Public Service Building main entrance (HNTB photo, 1996)
Public Service Building detail (HNTB photo, 1996)
Public Service Building lobby detail (HNTB photo, 1996)
Public Service Building office detail (HNTB photo, 1996)
Public Service Building
231 W. Michigan Street, Milwaukee, Milwaukee County
Architect: Herman J. Esser
Date of Construction: 1902-06
In the mid-1880s railroad financiers Henry Villard and Henry Payne purchased and developed the Milwaukee Railway Company and the Edison Electric Illuminating Company with hopes to create a power and traction monopoly. The consolidation of these companies gave Milwaukee the first unified electric power utility in the nation, known as the Milwaukee Electric Railway and Light Company. John Beggs replaced Payne in 1897 and built the 'interurban' streetcar system. In 1905 their new Public Service Building became the center of this transportation network. It was intended to be a multiple use facility, serving as offices and as the downtown street car terminal.
Milwaukee architect Herman J. Esser designed the building using Beaux Arts Neoclassicalism. The rectangular building covers an entire city block. It is four stories high and each floor has its own level and type of ornamentation on the exterior. An operating clock is set in the center of the lintel above the main entrance doors. The arch surround above features two carved medallions, one depicting horse powered traction when the company was founded and the other an electrified street railway of 1905 when the terminal opened. Three large areas on the ground floor were trolley entrances into the terminal.
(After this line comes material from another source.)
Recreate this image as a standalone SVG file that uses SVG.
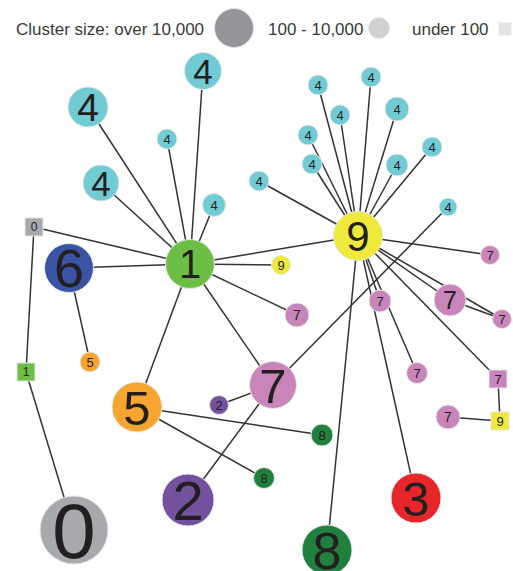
<svg xmlns="http://www.w3.org/2000/svg" width="513" height="571" viewBox="0 0 513 571">
<style>
text{font-family:"Liberation Sans",Arial,sans-serif;fill:#231f20;text-anchor:middle}
.leg{font-size:17px;fill:#3a3a3a;text-anchor:start}
.e line{stroke:#333;stroke-width:1.5}
circle{stroke:#e6e6e6;stroke-width:1}
rect{stroke:#e6e6e6;stroke-width:1}
.c4{fill:#70cbd5}.c1{fill:#6dbe45}.c6{fill:#3b53a4}.c5{fill:#f6a52f}.c9{fill:#eee93a}
.c7{fill:#c984ba}.c2{fill:#73519f}.c8{fill:#22803e}.c3{fill:#e8262a}.c0{fill:#a7a9ac}
.s{font-size:13px}
</style>
<g id="legend">
<text class="leg" x="16" y="35">Cluster size: over 10,000</text>
<circle cx="234" cy="28" r="19.5" fill="#949598"/>
<text class="leg" x="268" y="35">100 - 10,000</text>
<circle cx="379" cy="28" r="10.5" fill="#cfd0d2" stroke="#a9aaad"/>
<text class="leg" x="412" y="35">under 100</text>
<rect x="499" y="23" width="12" height="12" fill="#e3e4e5" stroke="none"/>
</g>
<g class="e" id="connectors">
<line x1="190" y1="264" x2="88" y2="107"/>
<line x1="190" y1="264" x2="203" y2="71"/>
<line x1="190" y1="264" x2="167" y2="139"/>
<line x1="190" y1="264" x2="101" y2="183"/>
<line x1="190" y1="264" x2="214" y2="205"/>
<line x1="190" y1="264" x2="34" y2="227"/>
<line x1="190" y1="264" x2="69" y2="268"/>
<line x1="190" y1="264" x2="358" y2="236"/>
<line x1="190" y1="264" x2="281" y2="265"/>
<line x1="190" y1="264" x2="297" y2="315"/>
<line x1="190" y1="264" x2="273" y2="385"/>
<line x1="190" y1="264" x2="137" y2="407"/>
<line x1="34" y1="227" x2="26" y2="372"/>
<line x1="26" y1="372" x2="74" y2="530"/>
<line x1="69" y1="268" x2="90" y2="362"/>
<line x1="137" y1="407" x2="322" y2="435"/>
<line x1="137" y1="407" x2="264" y2="478"/>
<line x1="273" y1="385" x2="219" y2="405"/>
<line x1="273" y1="385" x2="188" y2="500"/>
<line x1="273" y1="385" x2="448" y2="207"/>
<line x1="358" y1="236" x2="318" y2="85"/>
<line x1="358" y1="236" x2="371" y2="77"/>
<line x1="358" y1="236" x2="340" y2="115"/>
<line x1="358" y1="236" x2="397" y2="109"/>
<line x1="358" y1="236" x2="308" y2="135"/>
<line x1="358" y1="236" x2="312" y2="164"/>
<line x1="358" y1="236" x2="397" y2="165"/>
<line x1="358" y1="236" x2="432" y2="147"/>
<line x1="358" y1="236" x2="259" y2="181"/>
<line x1="358" y1="236" x2="490" y2="255"/>
<line x1="358" y1="236" x2="450" y2="300"/>
<line x1="358" y1="236" x2="502" y2="319"/>
<line x1="450" y1="300" x2="502" y2="319"/>
<line x1="358" y1="236" x2="380" y2="301"/>
<line x1="358" y1="236" x2="417" y2="373"/>
<line x1="358" y1="236" x2="498" y2="379"/>
<line x1="358" y1="236" x2="416" y2="498"/>
<line x1="358" y1="236" x2="327" y2="550"/>
<line x1="498" y1="379" x2="500" y2="421"/>
<line x1="448" y1="417" x2="500" y2="421"/>
</g>
<g id="n1"><circle class="c1" cx="190" cy="264" r="24.5"/><text x="190" y="264" dy="0.36em" font-size="40">1</text></g>
<g id="n6"><circle class="c6" cx="69" cy="268" r="24.5"/><text x="69" y="268" dy="0.36em" font-size="54">6</text></g>
<g id="n5"><circle class="c5" cx="137" cy="407" r="25"/><text x="137" y="407" dy="0.36em" font-size="49">5</text></g>
<g id="n2"><circle class="c2" cx="188" cy="500" r="26"/><text x="188" y="500" dy="0.36em" font-size="56">2</text></g>
<g id="n0"><circle class="c0" cx="74" cy="530" r="34"/><text x="74" y="530" dy="0.36em" font-size="78">0</text></g>
<g id="n8"><circle class="c8" cx="327" cy="550" r="25"/><text x="327" y="550" dy="0.36em" font-size="52">8</text></g>
<g id="n3"><circle class="c3" cx="416" cy="498" r="25"/><text x="416" y="498" dy="0.36em" font-size="49">3</text></g>
<g id="n7"><circle class="c7" cx="273" cy="385" r="23.5"/><text x="273" y="385" dy="0.36em" font-size="49">7</text></g>
<g id="n9"><circle class="c9" cx="358" cy="236" r="24.5"/><text x="358" y="236" dy="0.36em" font-size="42">9</text></g>
<g id="n4a"><circle class="c4" cx="88" cy="107" r="20"/><text x="88" y="107" dy="0.36em" font-size="39">4</text></g>
<g id="n4b"><circle class="c4" cx="203" cy="71" r="18.5"/><text x="203" y="71" dy="0.36em" font-size="35">4</text></g>
<g id="n4c"><circle class="c4" cx="101" cy="183" r="18"/><text x="101" y="183" dy="0.36em" font-size="35">4</text></g>
<g id="n4d"><circle class="c4" cx="167" cy="139" r="10"/><text class="s" x="167" y="139" dy="0.36em">4</text></g>
<g id="n4e"><circle class="c4" cx="214" cy="205" r="11.5"/><text class="s" x="214" y="205" dy="0.36em">4</text></g>
<g id="sq0"><rect class="c0" x="25" y="218" width="18" height="18"/><text x="34" y="227" dy="0.36em" font-size="12">0</text></g>
<g id="sq1"><rect class="c1" x="17" y="363" width="18" height="18"/><text x="26" y="372" dy="0.36em" font-size="12">1</text></g>
<g id="n5s"><circle class="c5" cx="90" cy="362" r="10"/><text class="s" x="90" y="362" dy="0.36em">5</text></g>
<g id="n9s"><circle class="c9" cx="281" cy="265" r="9.5"/><text class="s" x="281" y="265" dy="0.36em">9</text></g>
<g id="n7a"><circle class="c7" cx="297" cy="315" r="12"/><text x="297" y="315" dy="0.36em" font-size="14">7</text></g>
<g id="n2s"><circle class="c2" cx="219" cy="405" r="9.5"/><text class="s" x="219" y="405" dy="0.36em">2</text></g>
<g id="n8s1"><circle class="c8" cx="322" cy="435" r="11"/><text class="s" x="322" y="435" dy="0.36em">8</text></g>
<g id="n8s2"><circle class="c8" cx="264" cy="478" r="10.5"/><text class="s" x="264" y="478" dy="0.36em">8</text></g>
<g id="n4f"><circle class="c4" cx="318" cy="85" r="10"/><text class="s" x="318" y="85" dy="0.36em">4</text></g>
<g id="n4g"><circle class="c4" cx="371" cy="77" r="10"/><text class="s" x="371" y="77" dy="0.36em">4</text></g>
<g id="n4h"><circle class="c4" cx="340" cy="115" r="10"/><text class="s" x="340" y="115" dy="0.36em">4</text></g>
<g id="n4i"><circle class="c4" cx="397" cy="109" r="12"/><text class="s" x="397" y="109" dy="0.36em">4</text></g>
<g id="n4j"><circle class="c4" cx="308" cy="135" r="10"/><text class="s" x="308" y="135" dy="0.36em">4</text></g>
<g id="n4k"><circle class="c4" cx="312" cy="164" r="10"/><text class="s" x="312" y="164" dy="0.36em">4</text></g>
<g id="n4l"><circle class="c4" cx="397" cy="165" r="11"/><text class="s" x="397" y="165" dy="0.36em">4</text></g>
<g id="n4m"><circle class="c4" cx="432" cy="147" r="10"/><text class="s" x="432" y="147" dy="0.36em">4</text></g>
<g id="n4n"><circle class="c4" cx="259" cy="181" r="10"/><text class="s" x="259" y="181" dy="0.36em">4</text></g>
<g id="n4o"><circle class="c4" cx="448" cy="207" r="9"/><text class="s" x="448" y="207" dy="0.36em">4</text></g>
<g id="n7b"><circle class="c7" cx="490" cy="255" r="9.5"/><text class="s" x="490" y="255" dy="0.36em">7</text></g>
<g id="n7c"><circle class="c7" cx="450" cy="300" r="16"/><text x="450" y="300" dy="0.36em" font-size="25">7</text></g>
<g id="n7d"><circle class="c7" cx="380" cy="301" r="11"/><text class="s" x="380" y="301" dy="0.36em">7</text></g>
<g id="n7e"><circle class="c7" cx="502" cy="319" r="9.5"/><text class="s" x="502" y="319" dy="0.36em">7</text></g>
<g id="n7f"><circle class="c7" cx="417" cy="373" r="10.5"/><text class="s" x="417" y="373" dy="0.36em">7</text></g>
<g id="n7g"><circle class="c7" cx="448" cy="417" r="12"/><text x="448" y="417" dy="0.36em" font-size="14">7</text></g>
<g id="sq7"><rect class="c7" x="489" y="370" width="18" height="18"/><text x="498" y="379" dy="0.36em" font-size="13">7</text></g>
<g id="sq9"><rect class="c9" x="491" y="412" width="18" height="18"/><text x="500" y="421" dy="0.36em" font-size="13">9</text></g>
</svg>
The interior was designed to make a grand statement about the company that it housed. The most noteworthy spaces are the marble clad two story lobby, the remodeled auditorium in Modern style and the wood paneled Chairman's Suite. Oval stained-glass skylights manufactured by Tiffany Company in New York are placed in the lobby and Chairman's Suite. A copper relief of a beehive with bees buzzing around it is also located in the lobby. It symbolizes the level of activity in the building and the company.
In 1938 the company was restructured and became the Wisconsin Electric Power Company, which later became WeEnergies. The building continues to serve as their headquarters. It is open during regular business hours.